Surprises When Designing An iPhone App - troubleden
http://jackg.org/iphone-design

======
flixic
I'm designing iOS and Android apps full-time for over a year now. A couple of
tips from me:

\- He's very right about previewing on the device. I like xScope better than
Silkscreen, because it can stream anything, both file, or screen region, and
overall it's a nice designer's utility belt. There's nothing like that for
android, at least I haven't found anything that works, and Android needs this
even more, because it usually uses OLED, not LED screens.

\- Unless you have plenty of time and very little UI, you shouldn't optimise
for @1x design. The key is to design @2x assets that are ALWAYS even.
Everything has to be 2 pixels or even-sized, every line, button size,
coordinate and so on. To achieve crisp, 1px lines on Retina, you can do 1px
strokes (for example, on button), but you have to make sure they are inside
evenly sized (round-)rect, and twice as "strong" (darker, lighter, etc.), so
that when PhotoShop resizes that 1px line, its darkness is mixed with the next
pixel inside the button, and looks right on standard resolution.

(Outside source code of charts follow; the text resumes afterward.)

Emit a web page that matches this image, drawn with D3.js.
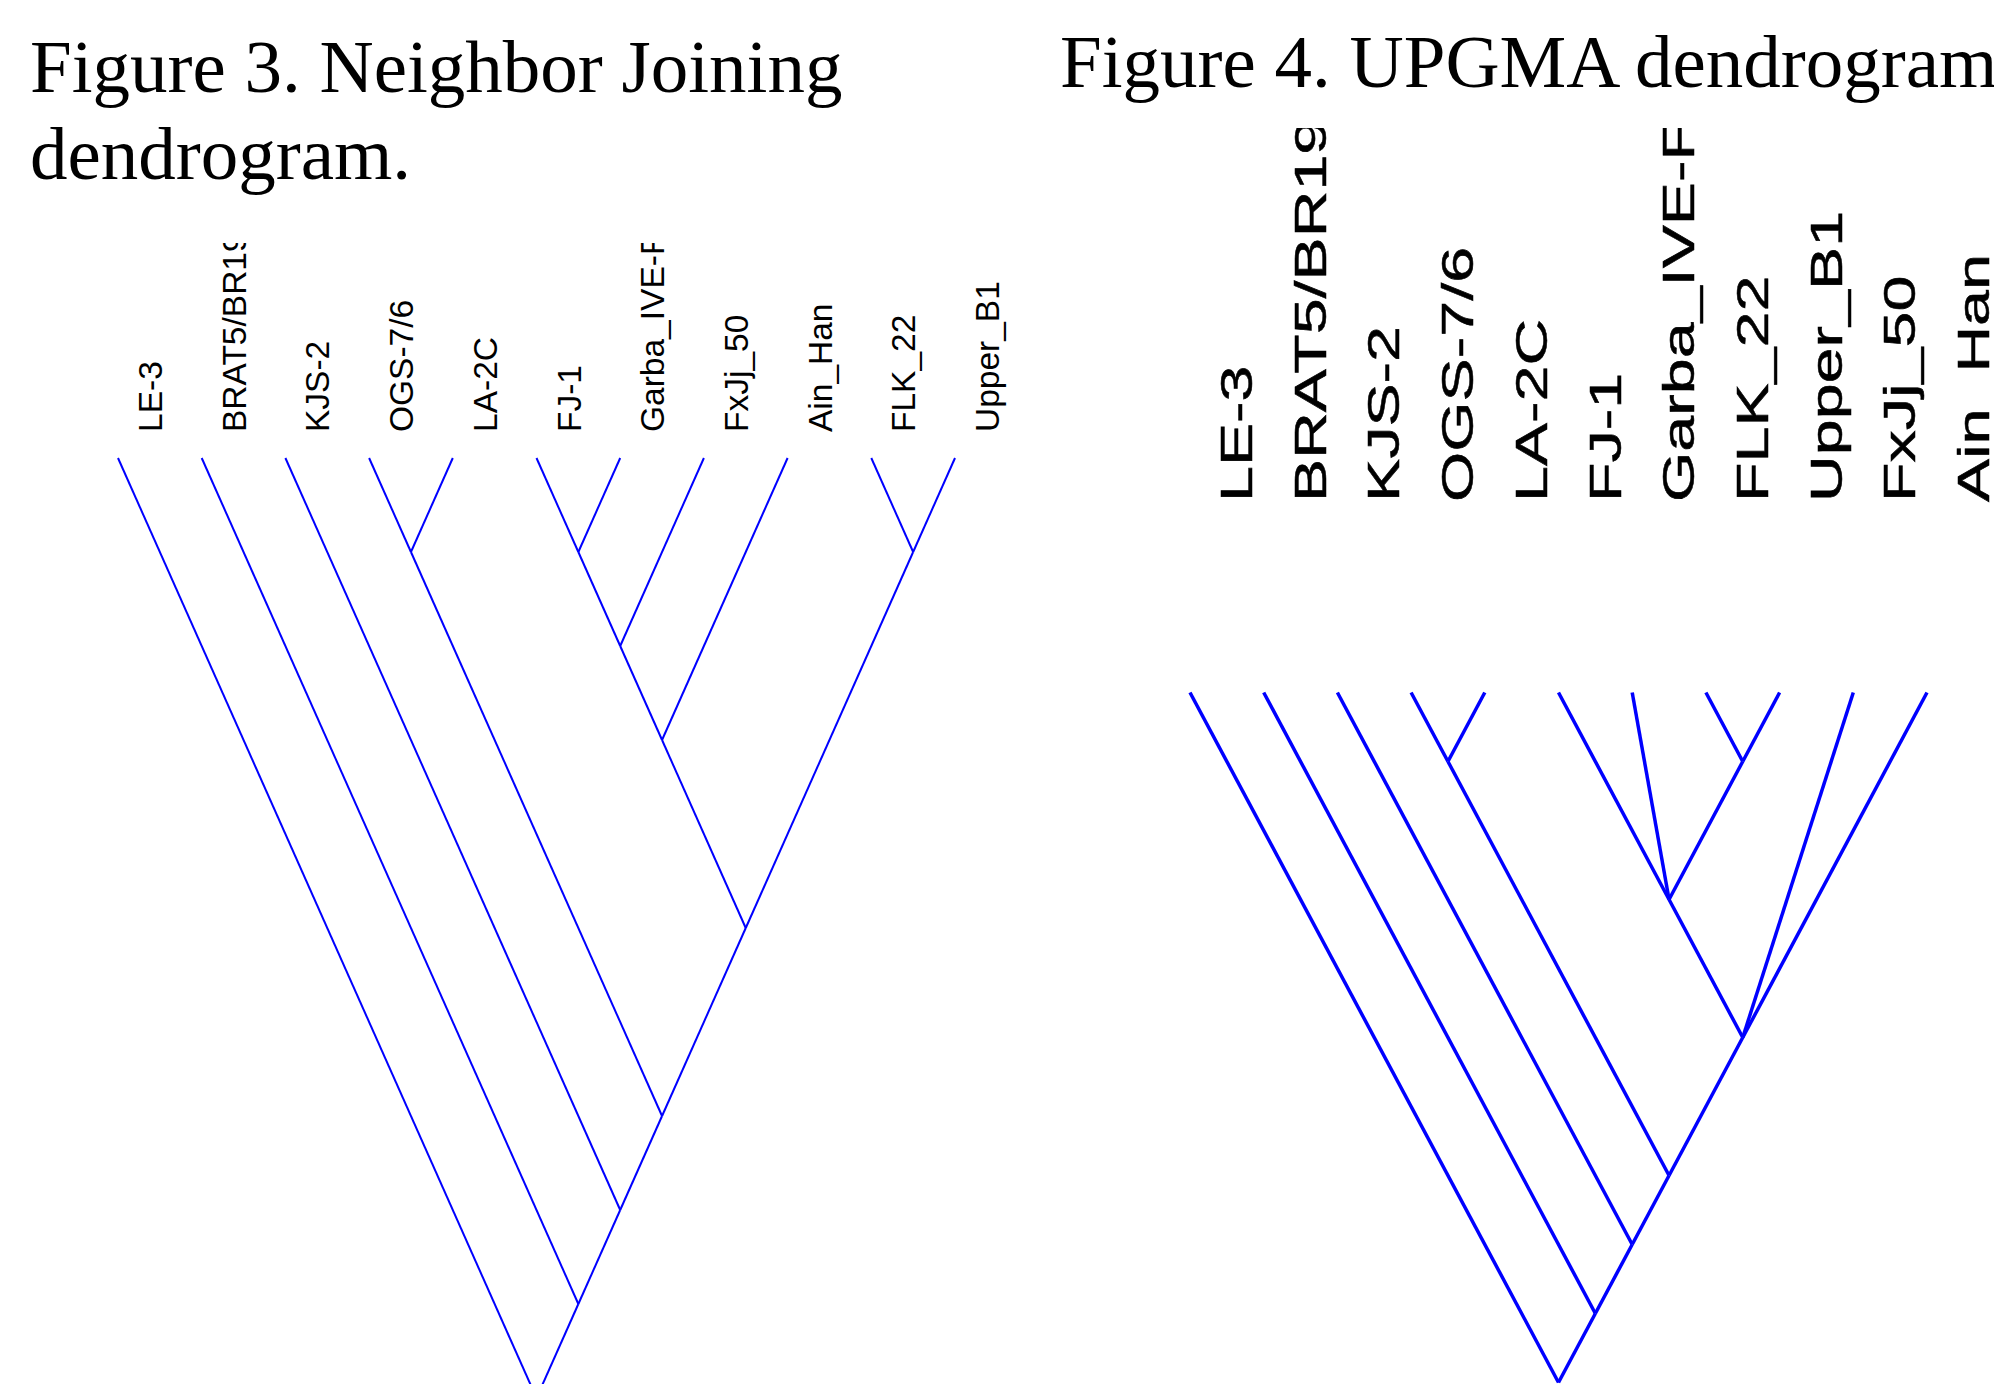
<!DOCTYPE html>
<html>
<head>
<meta charset="utf-8">
<script src="https://cdn.jsdelivr.net/npm/d3@7"></script>
<style>
  html, body { margin: 0; padding: 0; background: #fff; }
  svg { display: block; }
</style>
</head>
<body>
<script>
// Leaf order (left to right) for each tree
const njLeaves = ["LE-3", "BRAT5/BR19", "KJS-2", "OGS-7/6", "LA-2C", "FJ-1",
                  "Garba_IVE-F", "FxJj_50", "Ain_Han", "FLK_22", "Upper_B1"];
const upgmaLeaves = ["LE-3", "BRAT5/BR19", "KJS-2", "OGS-7/6", "LA-2C", "FJ-1",
                     "Garba_IVE-F", "FLK_22", "Upper_B1", "FxJj_50", "Ain_Han"];

// Tree topologies as nested arrays (Newick-like)
const njTree = ["LE-3", ["BRAT5/BR19", ["KJS-2", [["OGS-7/6", "LA-2C"],
  [[[["FJ-1", "Garba_IVE-F"], "FxJj_50"], "Ain_Han"], ["FLK_22", "Upper_B1"]]]]]];
const upgmaTree = ["LE-3", ["BRAT5/BR19", ["KJS-2", [["OGS-7/6", "LA-2C"],
  [["FJ-1", "Garba_IVE-F", ["FLK_22", "Upper_B1"]], "FxJj_50", "Ain_Han"]]]]];

const titles = {
  nj: ["Figure 3. Neighbor Joining", "dendrogram."],
  upgma: ["Figure 4. UPGMA dendrogram"]
};

const W = 1994, H = 1384;
const svg = d3.select("body").append("svg")
  .attr("width", W).attr("height", H)
  .attr("viewBox", `0 0 ${W} ${H}`);
svg.append("rect").attr("width", W).attr("height", H).attr("fill", "#fff");

const defs = svg.append("defs");

function drawCladogram(cfg) {
  const { leaves, tree, xRange, yTop, yRoot, strokeWidth, label } = cfg;
  const x = d3.scalePoint().domain(leaves).range(xRange);
  // height of a node = span of its leaves (in leaf steps)
  const y = d3.scaleLinear().domain([0, leaves.length - 1]).range([yTop, yRoot]);

  const root = d3.hierarchy(tree, d => Array.isArray(d) ? d : null);
  root.each(n => {
    const idx = n.leaves().map(l => leaves.indexOf(l.data));
    const lo = d3.min(idx), hi = d3.max(idx);
    n.px = (x(leaves[lo]) + x(leaves[hi])) / 2;
    n.py = y(hi - lo);
  });

  const g = svg.append("g");
  g.selectAll("line.branch")
    .data(root.links())
    .join("line")
    .attr("class", "branch")
    .attr("x1", d => d.source.px).attr("y1", d => d.source.py)
    .attr("x2", d => d.target.px).attr("y2", d => d.target.py)
    .attr("stroke", "#0000ff")
    .attr("stroke-width", strokeWidth)
    .attr("stroke-linecap", "butt");

  // leaf labels, clipped at the top of the plot area
  const clipId = "clip-" + cfg.id;
  defs.append("clipPath").attr("id", clipId)
    .append("rect").attr("x", 0).attr("y", label.clipTop)
    .attr("width", W).attr("height", H - label.clipTop);

  g.append("g").attr("clip-path", `url(#${clipId})`)
    .selectAll("text")
    .data(leaves)
    .join("text")
    .attr("transform", d => `translate(${x(d) + label.dx},${label.y}) rotate(-90) scale(${label.stretch},1)`)
    .attr("font-family", "'Liberation Sans', Arial, sans-serif")
    .attr("font-size", label.size)
    .attr("fill", "#000")
    .attr("stroke", label.weight > 0 ? "#000" : "none")
    .attr("stroke-width", label.weight)
    .text(d => d);
}

drawCladogram({
  id: "nj", leaves: njLeaves, tree: njTree,
  xRange: [118, 955], yTop: 458, yRoot: 1398, strokeWidth: 2,
  label: { dx: 44, y: 432, size: 33.5, stretch: 1, clipTop: 243, weight: 0 }
});

drawCladogram({
  id: "upgma", leaves: upgmaLeaves, tree: upgmaTree,
  xRange: [1190, 1927], yTop: 692.5, yRoot: 1382.5, strokeWidth: 3.5,
  label: { dx: 62, y: 502, size: 44, stretch: 1.47, clipTop: 128, weight: 0.5 }
});

// Figure titles
const serif = "'Liberation Serif', 'Times New Roman', Times, serif";
svg.append("g").selectAll("text")
  .data(titles.nj)
  .join("text")
  .attr("x", 30).attr("y", (d, i) => 92 + i * 87)
  .attr("font-family", serif).attr("font-size", 75).attr("fill", "#000")
  .text(d => d);

svg.append("g").selectAll("text")
  .data(titles.upgma)
  .join("text")
  .attr("x", 1060).attr("y", 87)
  .attr("font-family", serif).attr("font-size", 75).attr("fill", "#000")
  .text(d => d);
</script>
</body>
</html>
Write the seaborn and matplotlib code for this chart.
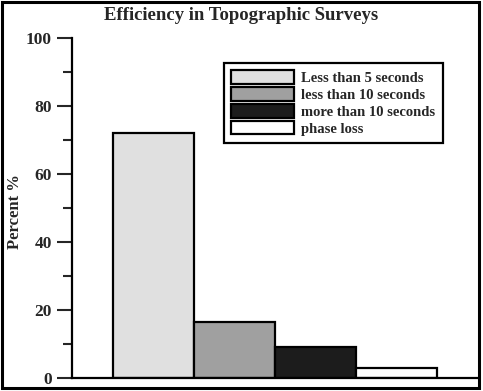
"""
Efficiency in Topographic Surveys — bar chart recreation (seaborn).
"""

import matplotlib
matplotlib.use("Agg")
import matplotlib.pyplot as plt
from matplotlib.patches import Patch, Rectangle
from matplotlib.ticker import MultipleLocator
import seaborn as sns

# --- data -------------------------------------------------------------------
categories = ["Less than 5 seconds", "less than 10 seconds",
              "more than 10 seconds", "phase loss"]
percent = [72.0, 16.5, 9.0, 3.0]
bar_colors = ["#e0e0e0", "#a0a0a0", "#1c1c1c", "#ffffff"]

TITLE = "Efficiency in Topographic Surveys"
YLABEL = "Percent %"

sns.set_style("white")
plt.rcParams["font.family"] = ["Liberation Serif", "DejaVu Serif"]
plt.rcParams["font.weight"] = "bold"

W, H = 483, 391
fig = plt.figure(figsize=(W / 100, H / 100), dpi=100)
ax = fig.add_axes([72 / W, 1 - 378 / H, 406 / W, 340 / H])

sns.barplot(x=categories, y=percent, hue=categories, palette=bar_colors,
            width=1.0, dodge=False, edgecolor="black", linewidth=1.6,
            legend=False, ax=ax)

ax.set_xlim(-1, 4)
ax.set_ylim(0, 100)
ax.set_xticks([])
ax.set_xlabel("")
ax.yaxis.set_major_locator(MultipleLocator(20))
ax.yaxis.set_minor_locator(MultipleLocator(10))
ax.tick_params(axis="y", which="major", direction="out", length=11, width=1.5,
               pad=3.5, labelsize=12.5, left=True)
ax.tick_params(axis="y", which="minor", direction="out", length=6.5, width=1.5,
               left=True)
for lab in ax.get_yticklabels():
    lab.set_fontweight("bold")

for side in ["top", "right"]:
    ax.spines[side].set_visible(False)
for side in ["left", "bottom"]:
    ax.spines[side].set_linewidth(1.6)
    ax.spines[side].set_color("black")

ax.set_ylabel(YLABEL, fontsize=12, fontweight="bold")
ax.yaxis.set_label_coords((23 - 72) / 406, 0.49)

handles = [Patch(facecolor=c, edgecolor="black", linewidth=1.6) for c in bar_colors]
leg = ax.legend(handles, categories, loc="upper left",
                bbox_to_anchor=(0.374, 0.926), borderaxespad=0,
                prop={"size": 10.5, "weight": "bold"},
                handlelength=4.3, handleheight=1.05, handletextpad=0.5,
                labelspacing=0.14, borderpad=0.5, fancybox=False,
                framealpha=1)
leg.get_frame().set_edgecolor("black")
leg.get_frame().set_linewidth(1.6)

fig.text(0.5, 1 - 15 / H, TITLE, ha="center", va="center",
         fontsize=13.5, fontweight="bold")

# outer frame around the whole picture
fig.patches.append(Rectangle((1.5 / W, 3 / H), 477.5 / W, 386.5 / H,
                             transform=fig.transFigure, fill=False,
                             edgecolor="black", linewidth=2.2))

fig.savefig("out.png", dpi=100)
plt.close(fig)
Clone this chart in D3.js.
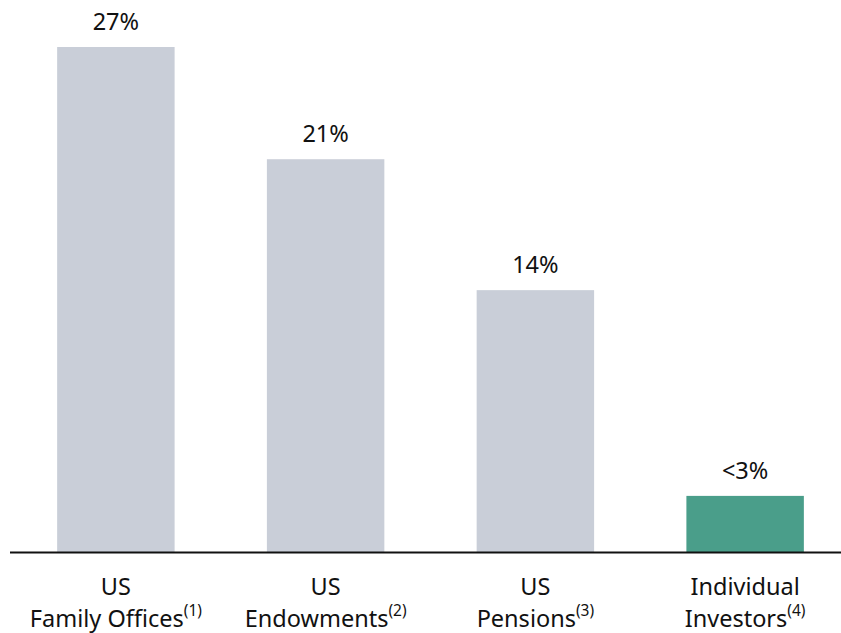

\- Another app I highly recommend: Slicy. Saved me many hours of work, and can
automate the whole process of exporting assets.

\- Keep the asset naming consistent, that will make developers happier and
more productive.

\- Learn at least the basics of iOS and Android app development. Basics are
easy, and you will learn how developers layout the interfaces. That will get
you thinking while designing, what assets will allow developers to make the
design easiest and simplest to implement. In many cases, a well-prepared PNG
can save many lines of code.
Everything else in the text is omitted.